'Police wanted me to spy on campaigners'

Tilly Gifford was a 24-year-old environmental campaigner when she was arrested in 2009
Image caption Tilly Gifford was a 24-year-old environmental campaigner when she was arrested in 2009

Environmental campaigner Tilly Gifford wants a public inquiry to investigate claims that she was "targeted" by undercover police officers who wanted her to spy on fellow activists.

In 2009, Ms Gifford was working with Plane Stupid, which was protesting about the environmental damage done by airport expansion.

She told BBC Scotland's Good Morning Scotland that she was arrested during a protest at Aberdeen Airport and police wanted her to feed them intelligence on the group in exchange for cash.

Ms Gifford said: "They wanted information about the groups I worked with, the individuals I worked with and what we were planning."

She later released recordings of conversations with unnamed men in which they claimed to have a network of hundreds of informants inside protest organisations across the political spectrum.

Image caption Plane Stupid campaigned against the expansion of Aberdeen Airport

Nine years later she is at the forefront of attempts to win a judicial review to force either the UK government to extend its inquiry or have the Scottish government set up its own.

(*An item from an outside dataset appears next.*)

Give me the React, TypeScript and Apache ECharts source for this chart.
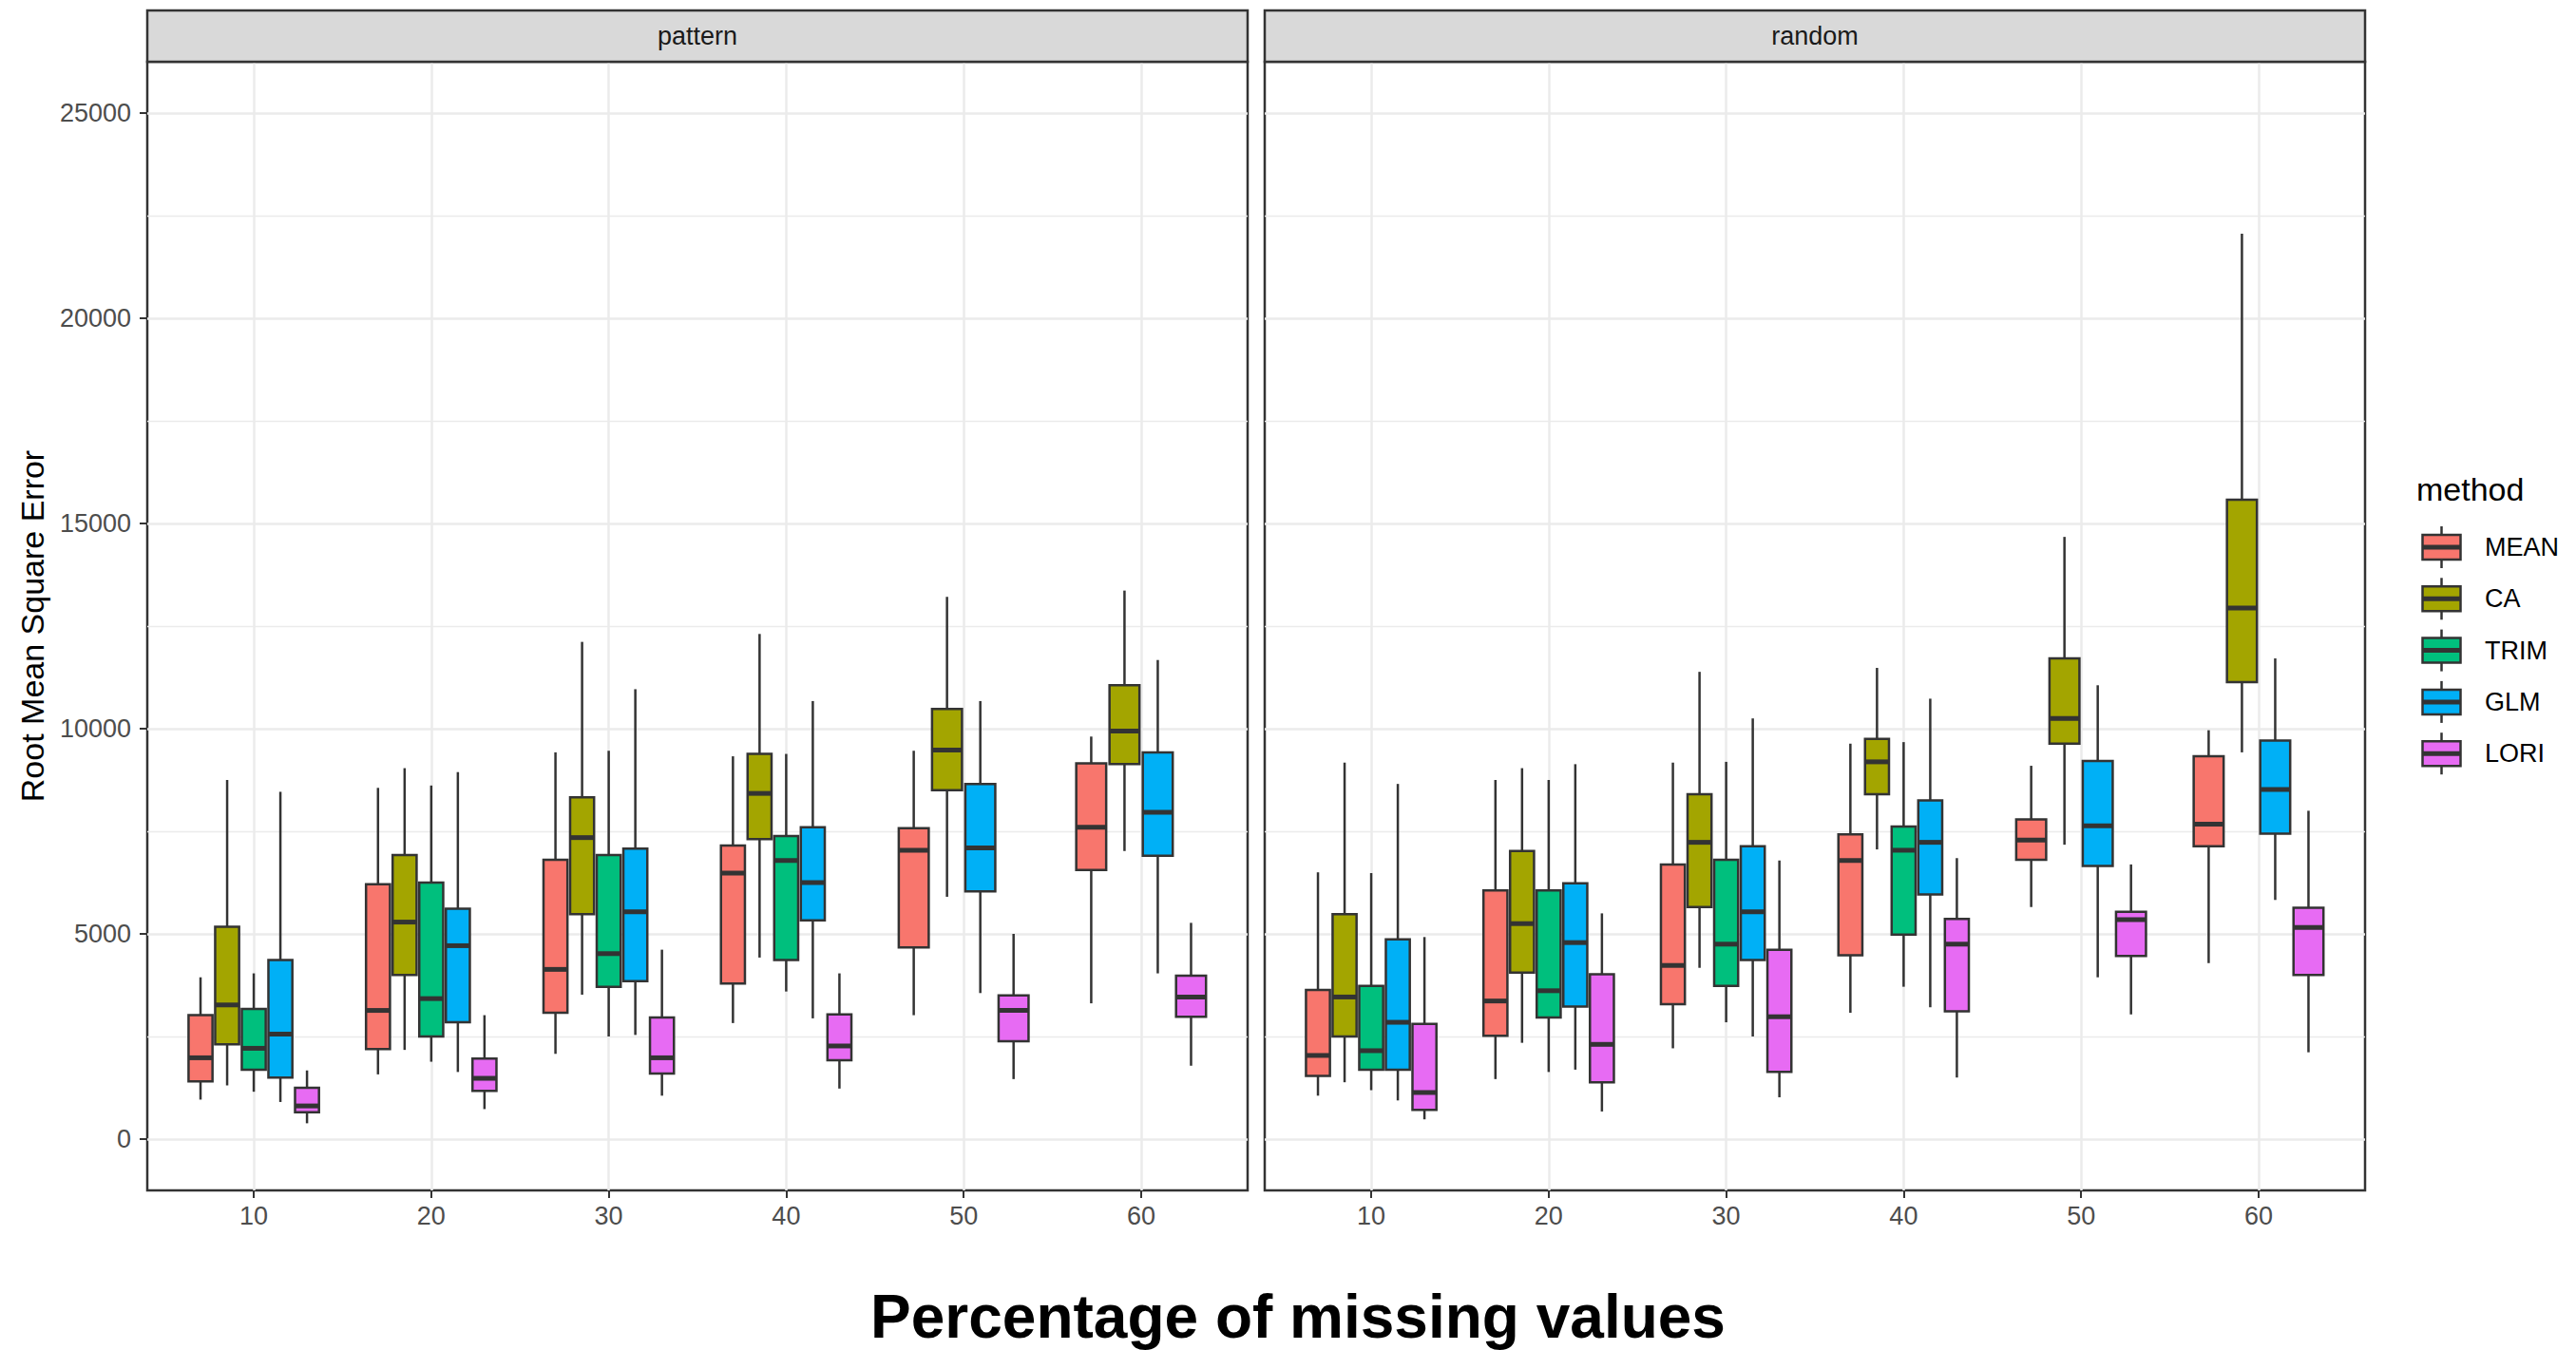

She told BBC Scotland: "Everything I was doing was totally peaceful and non-violent.

"The question here is not about undercover policing, it is about undercover political policing."

Image copyright PA
Image caption An English officer was alleged to have infiltrated environmental groups ahead of the G8 summit at Gleneagles in 2005

Ms Gifford said other campaign groups in Scotland had been targeted, such as groups planning to disrupt the G8 meeting at Gleneagles in 2005.

She said: "We know now that up to thousands of campaigns across the whole of the UK, in Scotland as well, have been targeted by undercover political policing and it is time for a full public inquiry."

Ms Gifford added: "We need to know who was targeted, how and why, and who commissioned these policemen to come into our lives and affect not only our campaign but to destroy personal lives?"

She added: "I want to know how long I was followed for.

"I want to know who decided I was to be a target. I want to know who these officers were."

'Already winning'

She said she had tried for years to find out this information.

In England, the judge-led inquiry has a remit to investigate undercover practices dating back to 1968.

However, in Scotland a review by HM Inspector of Constabulary has a much narrower remit.

Ms Gifford said: "There is zero in Scotland. No inquiry. As it stands now I'll never find out."

She is challenging Scotland's decision not to have a full public inquiry.

"In the court of public opinion we are already winning," she said.

"I think people have lost trust in the police.

"We know, it is established, these abuses have taken place on Scottish soil.

"We will probably win in the court of law eventually so they would be saving time to agree to an inquiry now."

Ms Gifford said she could see the need for undercover policing but it should not be used for political purposes.

She said: "It is important to recognise that advances in our society are built on political campaigns working for these rights."